ROI = (CLV - Marketing cost per customer acquired) / Marketing cost per customer acquired

For example, if the sandwich shop spends $5000 on advertising and finds that it obtains 50 new customers, the cost to acquire a new customer is $100. The ROI of the advertising campaign will depend on the type of customer (frequent or infrequent) that's gained.

For example, using the CLV of $5,242 for the frequent customers from the previous example, the ROI of this campaign is:

($5,242 − $100) / $100 = $51

For every $1 spent on advertising, $51 is gained over the frequent customer lifetime.

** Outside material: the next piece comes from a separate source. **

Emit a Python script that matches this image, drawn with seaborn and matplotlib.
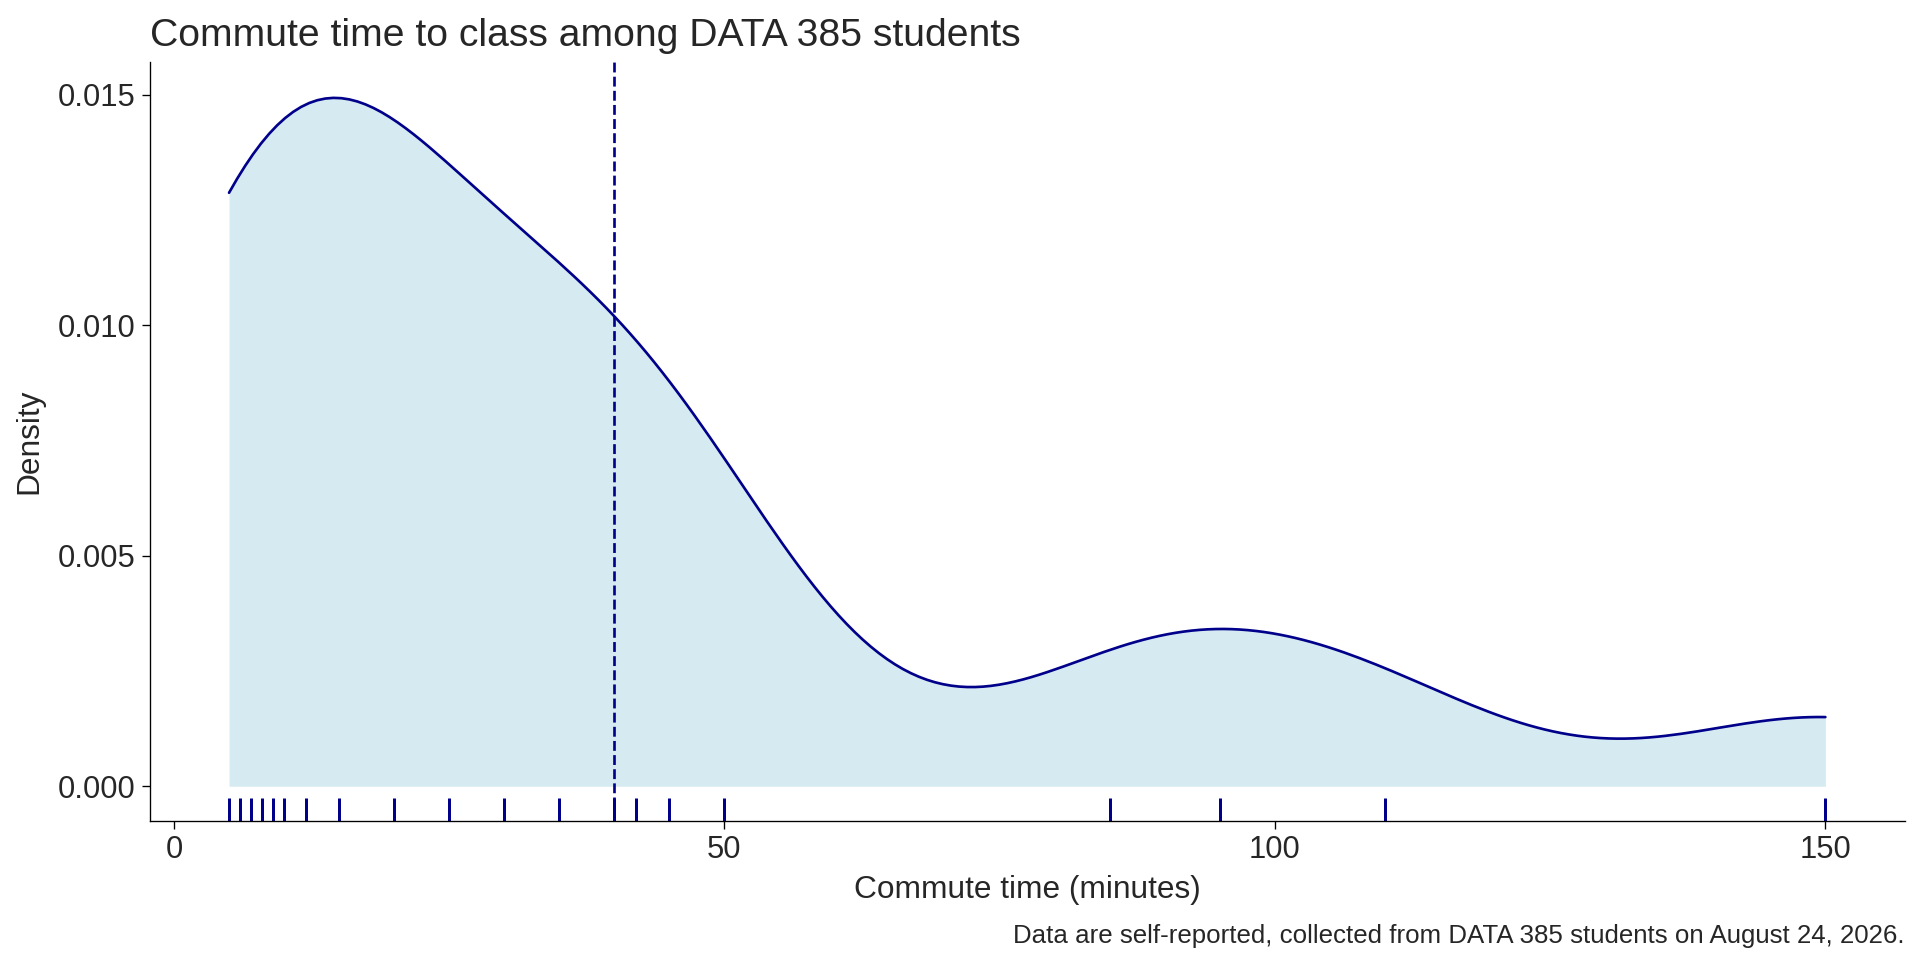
import numpy as np
import pandas as pd
import matplotlib.pyplot as plt
import seaborn as sns

# commute times (minutes)
commute = [5, 6, 7, 8, 9, 10, 12, 15, 20, 25, 30, 35, 40, 42, 45, 50, 85, 95, 110, 150]
df = pd.DataFrame({"commute": commute})

sns.set_style("white")
plt.rcParams["font.family"] = ["Liberation Sans", "DejaVu Sans"]

# match R's bw.nrd0 instead of scott
x = np.array(commute, dtype=float)
sd = x.std(ddof=1)
iqr = np.subtract(*np.percentile(x, [75, 25]))
bw_r = 0.9 * min(sd, iqr / 1.34) * len(x) ** -0.2
bw_adj = bw_r / (sd * len(x) ** -0.2)

fig, ax = plt.subplots(figsize=(16, 8), dpi=120)
sns.kdeplot(data=df, x="commute", cut=0, bw_adjust=bw_adj, fill=True,
            color="#d6eaf1", alpha=1, linewidth=0, ax=ax)
sns.kdeplot(data=df, x="commute", cut=0, bw_adjust=bw_adj, color="darkblue",
            linewidth=1.6, ax=ax)
sns.rugplot(data=df, x="commute", color="darkblue", height=0.03, linewidth=1.8,
            ax=ax)
ax.axvline(df["commute"].mean(), color="darkblue", linestyle="--", linewidth=1.6)

ax.set_xlim(-2.2, 157.2)
ax.set_ylim(-0.00075, 0.0157)
ax.set_xticks([0, 50, 100, 150])
ax.set_yticks([0, 0.005, 0.010, 0.015])
ax.set_yticklabels(["0.000", "0.005", "0.010", "0.015"])
ax.tick_params(axis="both", labelsize=18.5, length=5, color="black", bottom=True, left=True)
for s in ["top", "right"]:
    ax.spines[s].set_visible(False)
for s in ["left", "bottom"]:
    ax.spines[s].set_color("black")
ax.set_xlabel("Commute time (minutes)", fontsize=19, labelpad=6)
ax.set_ylabel("Density", fontsize=19, labelpad=8)
ax.set_title("Commute time to class among DATA 385 students", loc="left", fontsize=23.5, pad=10)
fig.text(0.992, 0.018, "Data are self-reported, collected from DATA 385 students on August 24, 2026.",
         ha="right", fontsize=15.5)

plt.subplots_adjust(left=0.078, right=0.992, top=0.935, bottom=0.145)
plt.savefig("out.png")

However, if the advertising campaign attracts infrequent customers who may only purchase $6 once a month over 5 years, generating lifetime revenue of $360 and a CLV of $75.60 (after factoring in the profit margin of 21%). The ROI is then:

($75.60 − $100) / $100 = $−0.24

In other words, if the advertising campaign attracts infrequent customers, over a 5 year period, the campaign will result in a loss of 24 cents for every dollar spent. Not a good investment at all.

A negative ROI means that the marketing campaign was a money loser. CLV thus provides crucial information about just how much should be spent on a marketing campaign or how much you can afford to lose by offering incentives.

remember Just like acquiring new customers by creating attractive incentives and marketing specifically to them, increasing your existing customers’ CLV by boosting their satisfaction helps your business grow:

· A higher satisfaction rate increases the frequency of purchases, the amount of revenue generated each time, and your customer lifetime. All those factors contribute to a higher CLV.

· Satisfied and loyal customers are more likely to recommend your products or services to their friends and colleagues (see Chapter 12), thus enlarging your customer base.

· The cost of acquisition of new customers is often much higher than what needs to be spent to retain existing customers and increase their purchases.

· Customers who are highly satisfied provide free word-of-mouth marketing!